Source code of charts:
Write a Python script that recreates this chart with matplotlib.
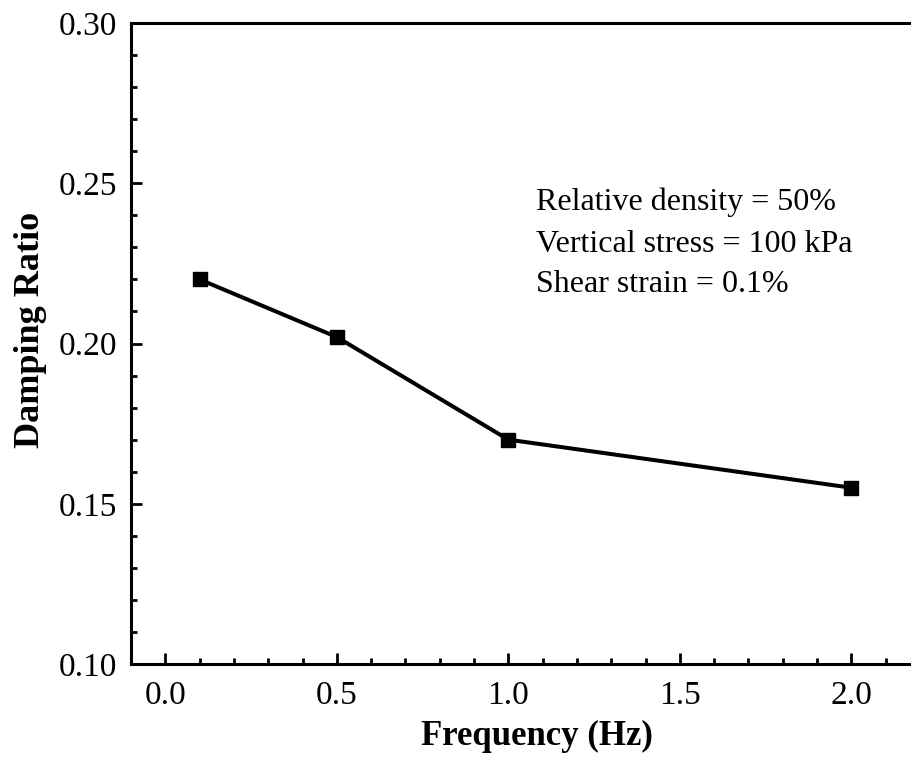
import matplotlib
matplotlib.use("Agg")
import matplotlib.pyplot as plt
from matplotlib.ticker import MultipleLocator

plt.rcParams['font.family'] = ['Liberation Serif', 'DejaVu Serif']

frequency = [0.1, 0.5, 1.0, 2.0]
damping_ratio = [0.220, 0.202, 0.170, 0.155]
x_ticks = [0.0, 0.5, 1.0, 1.5, 2.0]
y_ticks = [0.10, 0.15, 0.20, 0.25, 0.30]
notes = ["Relative density = 50%", "Vertical stress = 100 kPa", "Shear strain = 0.1%"]

W, H = 911, 760
fig = plt.figure(figsize=(W / 100, H / 100), dpi=100)
ax = fig.add_axes([131 / W, (H - 664) / H, 789 / W, 641 / H])

ax.plot(frequency, damping_ratio, color='black', lw=2.9, marker='s',
        markersize=10, markerfacecolor='black', markeredgecolor='black',
        clip_on=False, zorder=3)

ax.set_xlim(-0.1, 2.2)
ax.set_ylim(0.10, 0.30)
ax.set_xticks(x_ticks)
ax.set_xticklabels([f"{v:.1f}" for v in x_ticks])
ax.set_yticks(y_ticks)
ax.set_yticklabels([f"{v:.2f}" for v in y_ticks])
ax.xaxis.set_minor_locator(MultipleLocator(0.1))
ax.yaxis.set_minor_locator(MultipleLocator(0.01))

for s in ax.spines.values():
    s.set_linewidth(2.2)

ax.tick_params(axis='both', which='both', direction='in', width=2.0,
               top=False, right=False, labelsize=24)
ax.tick_params(axis='both', which='major', length=8)
ax.tick_params(axis='both', which='minor', length=4.5)
ax.tick_params(axis='x', which='major', pad=12)
ax.tick_params(axis='y', which='major', pad=10)

ax.set_xlabel("Frequency (Hz)", fontsize=25, fontweight='bold')
ax.set_ylabel("Damping Ratio", fontsize=26, fontweight='bold')
ax.xaxis.set_label_coords(0.515, -0.087)
ax.yaxis.set_label_coords(-0.106, 0.521)

note_baselines = [0.2417, 0.2286, 0.2161]
for t, yb in zip(notes, note_baselines):
    ax.text(1.082, yb, t, fontsize=23, ha='left', va='baseline')

fig.savefig("out.png", dpi=100)
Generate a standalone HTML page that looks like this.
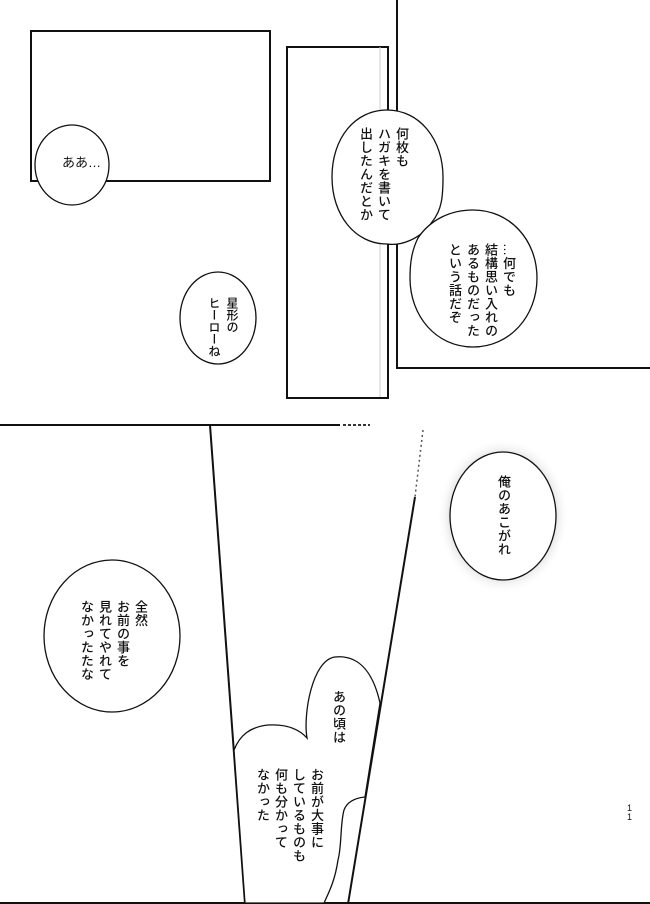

__What you need to do__:
Copy the records word for word, leaving no picture in the copy.

__Full answer__:
Write a Python script that recreates this chart with matplotlib.
import matplotlib
matplotlib.use("Agg")
import matplotlib.pyplot as plt
from matplotlib.ticker import MultipleLocator

plt.rcParams['font.family'] = ['Liberation Serif', 'DejaVu Serif']

frequency = [0.1, 0.5, 1.0, 2.0]
damping_ratio = [0.220, 0.202, 0.170, 0.155]
x_ticks = [0.0, 0.5, 1.0, 1.5, 2.0]
y_ticks = [0.10, 0.15, 0.20, 0.25, 0.30]
notes = ["Relative density = 50%", "Vertical stress = 100 kPa", "Shear strain = 0.1%"]

W, H = 911, 760
fig = plt.figure(figsize=(W / 100, H / 100), dpi=100)
ax = fig.add_axes([131 / W, (H - 664) / H, 789 / W, 641 / H])

ax.plot(frequency, damping_ratio, color='black', lw=2.9, marker='s',
        markersize=10, markerfacecolor='black', markeredgecolor='black',
        clip_on=False, zorder=3)

ax.set_xlim(-0.1, 2.2)
ax.set_ylim(0.10, 0.30)
ax.set_xticks(x_ticks)
ax.set_xticklabels([f"{v:.1f}" for v in x_ticks])
ax.set_yticks(y_ticks)
ax.set_yticklabels([f"{v:.2f}" for v in y_ticks])
ax.xaxis.set_minor_locator(MultipleLocator(0.1))
ax.yaxis.set_minor_locator(MultipleLocator(0.01))

for s in ax.spines.values():
    s.set_linewidth(2.2)

ax.tick_params(axis='both', which='both', direction='in', width=2.0,
               top=False, right=False, labelsize=24)
ax.tick_params(axis='both', which='major', length=8)
ax.tick_params(axis='both', which='minor', length=4.5)
ax.tick_params(axis='x', which='major', pad=12)
ax.tick_params(axis='y', which='major', pad=10)

ax.set_xlabel("Frequency (Hz)", fontsize=25, fontweight='bold')
ax.set_ylabel("Damping Ratio", fontsize=26, fontweight='bold')
ax.xaxis.set_label_coords(0.515, -0.087)
ax.yaxis.set_label_coords(-0.106, 0.521)

note_baselines = [0.2417, 0.2286, 0.2161]
for t, yb in zip(notes, note_baselines):
    ax.text(1.082, yb, t, fontsize=23, ha='left', va='baseline')

fig.savefig("out.png", dpi=100)
Generate a standalone HTML page that looks like this.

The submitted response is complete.